EXERCISE AIM:
Every line of the listing must be reproduced as it stands. Leave the images behind.

SOURCE DATA:
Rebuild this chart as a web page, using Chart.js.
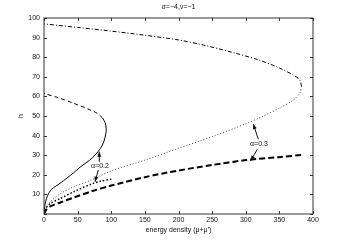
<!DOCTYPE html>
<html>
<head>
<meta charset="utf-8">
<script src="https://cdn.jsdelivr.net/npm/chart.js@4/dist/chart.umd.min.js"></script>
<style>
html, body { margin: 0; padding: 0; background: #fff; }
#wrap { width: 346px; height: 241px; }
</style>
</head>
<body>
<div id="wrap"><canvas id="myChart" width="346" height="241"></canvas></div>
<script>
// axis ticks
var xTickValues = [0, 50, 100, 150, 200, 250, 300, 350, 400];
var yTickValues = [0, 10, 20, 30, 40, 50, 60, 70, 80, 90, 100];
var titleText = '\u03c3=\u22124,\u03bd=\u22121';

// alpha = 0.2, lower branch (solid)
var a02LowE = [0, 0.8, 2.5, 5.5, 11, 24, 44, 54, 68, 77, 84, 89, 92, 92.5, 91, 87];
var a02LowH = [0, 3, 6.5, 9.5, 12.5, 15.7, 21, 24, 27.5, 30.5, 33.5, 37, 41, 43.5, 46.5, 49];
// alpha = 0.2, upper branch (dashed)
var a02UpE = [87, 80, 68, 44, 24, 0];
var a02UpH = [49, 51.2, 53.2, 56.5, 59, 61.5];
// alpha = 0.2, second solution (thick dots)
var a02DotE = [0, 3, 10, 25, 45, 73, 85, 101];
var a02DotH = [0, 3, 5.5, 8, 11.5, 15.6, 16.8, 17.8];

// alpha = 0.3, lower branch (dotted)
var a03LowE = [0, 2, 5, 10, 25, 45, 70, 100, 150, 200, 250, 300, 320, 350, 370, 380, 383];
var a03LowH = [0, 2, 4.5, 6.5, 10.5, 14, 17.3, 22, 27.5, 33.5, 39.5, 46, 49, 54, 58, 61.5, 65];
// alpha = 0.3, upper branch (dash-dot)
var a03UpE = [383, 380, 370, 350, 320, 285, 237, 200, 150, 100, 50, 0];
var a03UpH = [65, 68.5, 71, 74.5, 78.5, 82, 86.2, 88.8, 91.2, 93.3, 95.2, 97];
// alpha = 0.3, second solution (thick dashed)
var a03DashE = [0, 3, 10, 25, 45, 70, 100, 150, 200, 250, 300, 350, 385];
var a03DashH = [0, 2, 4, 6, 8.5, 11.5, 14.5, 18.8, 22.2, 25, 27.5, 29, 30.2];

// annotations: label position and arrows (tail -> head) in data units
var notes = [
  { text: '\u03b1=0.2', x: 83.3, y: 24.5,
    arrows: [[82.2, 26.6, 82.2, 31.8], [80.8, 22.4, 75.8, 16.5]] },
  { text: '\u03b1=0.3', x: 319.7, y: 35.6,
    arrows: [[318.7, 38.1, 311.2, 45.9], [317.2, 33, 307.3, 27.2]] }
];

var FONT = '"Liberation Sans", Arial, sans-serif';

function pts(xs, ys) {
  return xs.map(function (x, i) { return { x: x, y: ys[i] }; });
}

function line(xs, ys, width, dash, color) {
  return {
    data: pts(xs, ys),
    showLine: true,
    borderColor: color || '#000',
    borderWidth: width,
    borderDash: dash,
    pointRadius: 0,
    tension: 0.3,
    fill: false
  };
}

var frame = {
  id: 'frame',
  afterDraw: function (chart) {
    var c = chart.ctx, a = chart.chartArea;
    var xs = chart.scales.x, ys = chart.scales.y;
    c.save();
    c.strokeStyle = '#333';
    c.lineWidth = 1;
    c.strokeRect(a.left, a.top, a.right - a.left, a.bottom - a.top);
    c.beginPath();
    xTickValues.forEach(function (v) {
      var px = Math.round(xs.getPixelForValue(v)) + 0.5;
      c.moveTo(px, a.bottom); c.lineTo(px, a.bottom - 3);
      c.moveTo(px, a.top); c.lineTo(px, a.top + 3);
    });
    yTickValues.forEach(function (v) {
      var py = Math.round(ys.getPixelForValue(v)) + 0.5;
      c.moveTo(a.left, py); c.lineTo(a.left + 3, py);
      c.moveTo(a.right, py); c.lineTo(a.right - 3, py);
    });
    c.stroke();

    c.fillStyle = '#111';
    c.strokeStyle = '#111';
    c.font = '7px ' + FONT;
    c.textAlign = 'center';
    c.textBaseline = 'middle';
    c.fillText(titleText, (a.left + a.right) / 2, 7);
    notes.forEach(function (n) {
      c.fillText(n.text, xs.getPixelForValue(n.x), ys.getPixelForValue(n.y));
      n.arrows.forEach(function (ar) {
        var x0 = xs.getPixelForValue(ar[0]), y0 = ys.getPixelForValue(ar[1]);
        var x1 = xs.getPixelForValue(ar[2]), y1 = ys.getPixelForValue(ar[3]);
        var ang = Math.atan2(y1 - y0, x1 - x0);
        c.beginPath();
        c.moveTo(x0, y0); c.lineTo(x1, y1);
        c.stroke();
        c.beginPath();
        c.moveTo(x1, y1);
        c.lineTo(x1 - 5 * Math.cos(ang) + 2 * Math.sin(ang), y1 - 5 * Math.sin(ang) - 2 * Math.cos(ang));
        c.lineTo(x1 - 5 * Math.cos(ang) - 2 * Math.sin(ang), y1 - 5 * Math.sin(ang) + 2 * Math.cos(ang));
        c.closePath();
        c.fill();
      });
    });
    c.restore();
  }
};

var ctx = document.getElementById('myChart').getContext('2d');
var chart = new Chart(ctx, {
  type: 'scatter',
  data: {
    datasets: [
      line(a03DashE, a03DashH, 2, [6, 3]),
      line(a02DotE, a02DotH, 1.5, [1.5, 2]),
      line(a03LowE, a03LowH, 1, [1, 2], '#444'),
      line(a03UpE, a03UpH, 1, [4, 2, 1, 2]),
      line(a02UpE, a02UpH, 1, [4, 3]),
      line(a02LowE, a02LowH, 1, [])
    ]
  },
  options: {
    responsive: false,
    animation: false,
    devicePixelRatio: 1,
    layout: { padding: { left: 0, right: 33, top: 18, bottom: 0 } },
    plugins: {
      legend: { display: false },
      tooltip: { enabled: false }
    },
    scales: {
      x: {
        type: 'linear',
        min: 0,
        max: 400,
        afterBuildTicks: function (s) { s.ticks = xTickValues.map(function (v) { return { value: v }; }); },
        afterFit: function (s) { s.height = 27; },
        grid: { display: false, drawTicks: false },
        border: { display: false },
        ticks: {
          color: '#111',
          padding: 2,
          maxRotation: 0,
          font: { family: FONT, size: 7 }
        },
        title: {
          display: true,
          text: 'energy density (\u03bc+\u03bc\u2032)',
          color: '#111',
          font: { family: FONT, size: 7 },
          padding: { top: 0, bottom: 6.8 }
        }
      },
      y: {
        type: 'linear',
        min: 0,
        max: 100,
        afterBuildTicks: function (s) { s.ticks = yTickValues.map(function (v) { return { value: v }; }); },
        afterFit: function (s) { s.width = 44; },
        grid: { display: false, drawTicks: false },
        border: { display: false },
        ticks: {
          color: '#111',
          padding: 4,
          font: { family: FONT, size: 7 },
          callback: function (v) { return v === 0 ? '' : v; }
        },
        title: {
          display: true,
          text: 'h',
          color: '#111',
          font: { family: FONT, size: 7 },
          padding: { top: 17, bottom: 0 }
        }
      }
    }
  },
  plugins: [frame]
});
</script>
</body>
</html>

EXERCISE SOLUTION:
Rebuild this chart as a web page, using Chart.js.
<!DOCTYPE html>
<html>
<head>
<meta charset="utf-8">
<script src="https://cdn.jsdelivr.net/npm/chart.js@4/dist/chart.umd.min.js"></script>
<style>
html, body { margin: 0; padding: 0; background: #fff; }
#wrap { width: 346px; height: 241px; }
</style>
</head>
<body>
<div id="wrap"><canvas id="myChart" width="346" height="241"></canvas></div>
<script>
// axis ticks
var xTickValues = [0, 50, 100, 150, 200, 250, 300, 350, 400];
var yTickValues = [0, 10, 20, 30, 40, 50, 60, 70, 80, 90, 100];
var titleText = '\u03c3=\u22124,\u03bd=\u22121';

// alpha = 0.2, lower branch (solid)
var a02LowE = [0, 0.8, 2.5, 5.5, 11, 24, 44, 54, 68, 77, 84, 89, 92, 92.5, 91, 87];
var a02LowH = [0, 3, 6.5, 9.5, 12.5, 15.7, 21, 24, 27.5, 30.5, 33.5, 37, 41, 43.5, 46.5, 49];
// alpha = 0.2, upper branch (dashed)
var a02UpE = [87, 80, 68, 44, 24, 0];
var a02UpH = [49, 51.2, 53.2, 56.5, 59, 61.5];
// alpha = 0.2, second solution (thick dots)
var a02DotE = [0, 3, 10, 25, 45, 73, 85, 101];
var a02DotH = [0, 3, 5.5, 8, 11.5, 15.6, 16.8, 17.8];

// alpha = 0.3, lower branch (dotted)
var a03LowE = [0, 2, 5, 10, 25, 45, 70, 100, 150, 200, 250, 300, 320, 350, 370, 380, 383];
var a03LowH = [0, 2, 4.5, 6.5, 10.5, 14, 17.3, 22, 27.5, 33.5, 39.5, 46, 49, 54, 58, 61.5, 65];
// alpha = 0.3, upper branch (dash-dot)
var a03UpE = [383, 380, 370, 350, 320, 285, 237, 200, 150, 100, 50, 0];
var a03UpH = [65, 68.5, 71, 74.5, 78.5, 82, 86.2, 88.8, 91.2, 93.3, 95.2, 97];
// alpha = 0.3, second solution (thick dashed)
var a03DashE = [0, 3, 10, 25, 45, 70, 100, 150, 200, 250, 300, 350, 385];
var a03DashH = [0, 2, 4, 6, 8.5, 11.5, 14.5, 18.8, 22.2, 25, 27.5, 29, 30.2];

// annotations: label position and arrows (tail -> head) in data units
var notes = [
  { text: '\u03b1=0.2', x: 83.3, y: 24.5,
    arrows: [[82.2, 26.6, 82.2, 31.8], [80.8, 22.4, 75.8, 16.5]] },
  { text: '\u03b1=0.3', x: 319.7, y: 35.6,
    arrows: [[318.7, 38.1, 311.2, 45.9], [317.2, 33, 307.3, 27.2]] }
];

var FONT = '"Liberation Sans", Arial, sans-serif';

function pts(xs, ys) {
  return xs.map(function (x, i) { return { x: x, y: ys[i] }; });
}

function line(xs, ys, width, dash, color) {
  return {
    data: pts(xs, ys),
    showLine: true,
    borderColor: color || '#000',
    borderWidth: width,
    borderDash: dash,
    pointRadius: 0,
    tension: 0.3,
    fill: false
  };
}

var frame = {
  id: 'frame',
  afterDraw: function (chart) {
    var c = chart.ctx, a = chart.chartArea;
    var xs = chart.scales.x, ys = chart.scales.y;
    c.save();
    c.strokeStyle = '#333';
    c.lineWidth = 1;
    c.strokeRect(a.left, a.top, a.right - a.left, a.bottom - a.top);
    c.beginPath();
    xTickValues.forEach(function (v) {
      var px = Math.round(xs.getPixelForValue(v)) + 0.5;
      c.moveTo(px, a.bottom); c.lineTo(px, a.bottom - 3);
      c.moveTo(px, a.top); c.lineTo(px, a.top + 3);
    });
    yTickValues.forEach(function (v) {
      var py = Math.round(ys.getPixelForValue(v)) + 0.5;
      c.moveTo(a.left, py); c.lineTo(a.left + 3, py);
      c.moveTo(a.right, py); c.lineTo(a.right - 3, py);
    });
    c.stroke();

    c.fillStyle = '#111';
    c.strokeStyle = '#111';
    c.font = '7px ' + FONT;
    c.textAlign = 'center';
    c.textBaseline = 'middle';
    c.fillText(titleText, (a.left + a.right) / 2, 7);
    notes.forEach(function (n) {
      c.fillText(n.text, xs.getPixelForValue(n.x), ys.getPixelForValue(n.y));
      n.arrows.forEach(function (ar) {
        var x0 = xs.getPixelForValue(ar[0]), y0 = ys.getPixelForValue(ar[1]);
        var x1 = xs.getPixelForValue(ar[2]), y1 = ys.getPixelForValue(ar[3]);
        var ang = Math.atan2(y1 - y0, x1 - x0);
        c.beginPath();
        c.moveTo(x0, y0); c.lineTo(x1, y1);
        c.stroke();
        c.beginPath();
        c.moveTo(x1, y1);
        c.lineTo(x1 - 5 * Math.cos(ang) + 2 * Math.sin(ang), y1 - 5 * Math.sin(ang) - 2 * Math.cos(ang));
        c.lineTo(x1 - 5 * Math.cos(ang) - 2 * Math.sin(ang), y1 - 5 * Math.sin(ang) + 2 * Math.cos(ang));
        c.closePath();
        c.fill();
      });
    });
    c.restore();
  }
};

var ctx = document.getElementById('myChart').getContext('2d');
var chart = new Chart(ctx, {
  type: 'scatter',
  data: {
    datasets: [
      line(a03DashE, a03DashH, 2, [6, 3]),
      line(a02DotE, a02DotH, 1.5, [1.5, 2]),
      line(a03LowE, a03LowH, 1, [1, 2], '#444'),
      line(a03UpE, a03UpH, 1, [4, 2, 1, 2]),
      line(a02UpE, a02UpH, 1, [4, 3]),
      line(a02LowE, a02LowH, 1, [])
    ]
  },
  options: {
    responsive: false,
    animation: false,
    devicePixelRatio: 1,
    layout: { padding: { left: 0, right: 33, top: 18, bottom: 0 } },
    plugins: {
      legend: { display: false },
      tooltip: { enabled: false }
    },
    scales: {
      x: {
        type: 'linear',
        min: 0,
        max: 400,
        afterBuildTicks: function (s) { s.ticks = xTickValues.map(function (v) { return { value: v }; }); },
        afterFit: function (s) { s.height = 27; },
        grid: { display: false, drawTicks: false },
        border: { display: false },
        ticks: {
          color: '#111',
          padding: 2,
          maxRotation: 0,
          font: { family: FONT, size: 7 }
        },
        title: {
          display: true,
          text: 'energy density (\u03bc+\u03bc\u2032)',
          color: '#111',
          font: { family: FONT, size: 7 },
          padding: { top: 0, bottom: 6.8 }
        }
      },
      y: {
        type: 'linear',
        min: 0,
        max: 100,
        afterBuildTicks: function (s) { s.ticks = yTickValues.map(function (v) { return { value: v }; }); },
        afterFit: function (s) { s.width = 44; },
        grid: { display: false, drawTicks: false },
        border: { display: false },
        ticks: {
          color: '#111',
          padding: 4,
          font: { family: FONT, size: 7 },
          callback: function (v) { return v === 0 ? '' : v; }
        },
        title: {
          display: true,
          text: 'h',
          color: '#111',
          font: { family: FONT, size: 7 },
          padding: { top: 17, bottom: 0 }
        }
      }
    }
  },
  plugins: [frame]
});
</script>
</body>
</html>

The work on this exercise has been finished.